The U.S. Copyright Office released a 2025 report identifying copyright risks at every stage of AI development: data collection, training, RAG, and outputs. Their conclusion? Fair use is not guaranteed. Legal experts warn that using “huge volumes of proprietary copyrighted information” for commercial purposes makes it nearly impossible to claim fair use.
Here’s the question every AI developer needs to ask: Where is my training data from, and do I have permission to use it? If your app is reproducing content from copyrighted sources to generate commercial responses, you’re in the same legal gray area as Perplexity. Except Perplexity has billions in funding for lawyers. You probably don’t.

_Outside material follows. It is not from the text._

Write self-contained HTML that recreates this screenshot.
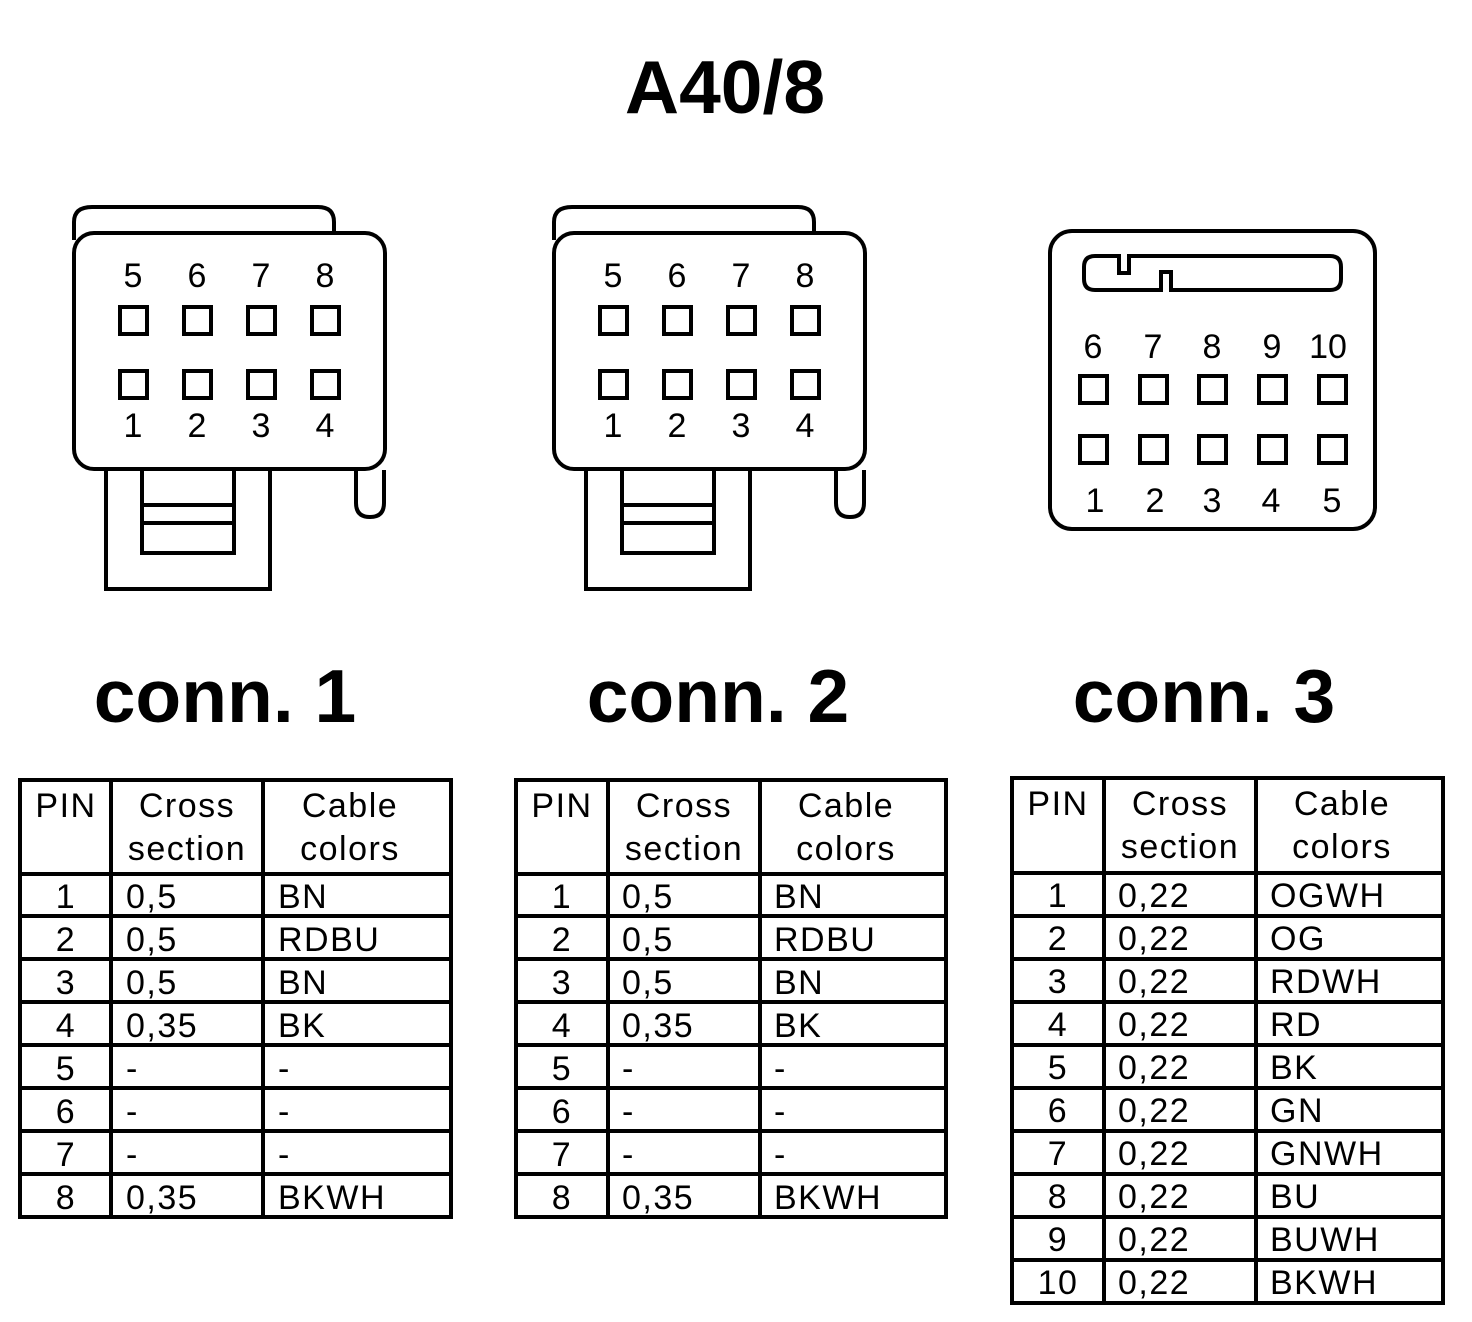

Implement source attribution. Link to originals. Add guardrails to prevent verbatim reproduction. And if you’re using copyrighted content commercially, consult a lawyer. “Everyone’s doing it” isn’t a legal defense.
What Happens Next
There are three possible outcomes here. First, publishers win and AI companies are forced to license news content. That favors big tech with deep pockets and squeezes startups. Second, AI companies win and fair use gets interpreted broadly, giving them free rein to use public content. That accelerates the death of traditional journalism. Third—and most likely—courts split the difference. Verbatim reproduction gets classified as infringement, but summarization with attribution and linking remains fair use, subject to guardrails.
Perplexity will probably lose this one. The 18-month pattern of ignoring warnings undermines any “we didn’t know” defense. More importantly, this case will set the precedent for how RAG applications are regulated. Expect licensing to become standard practice, at least for commercial AI products using news content.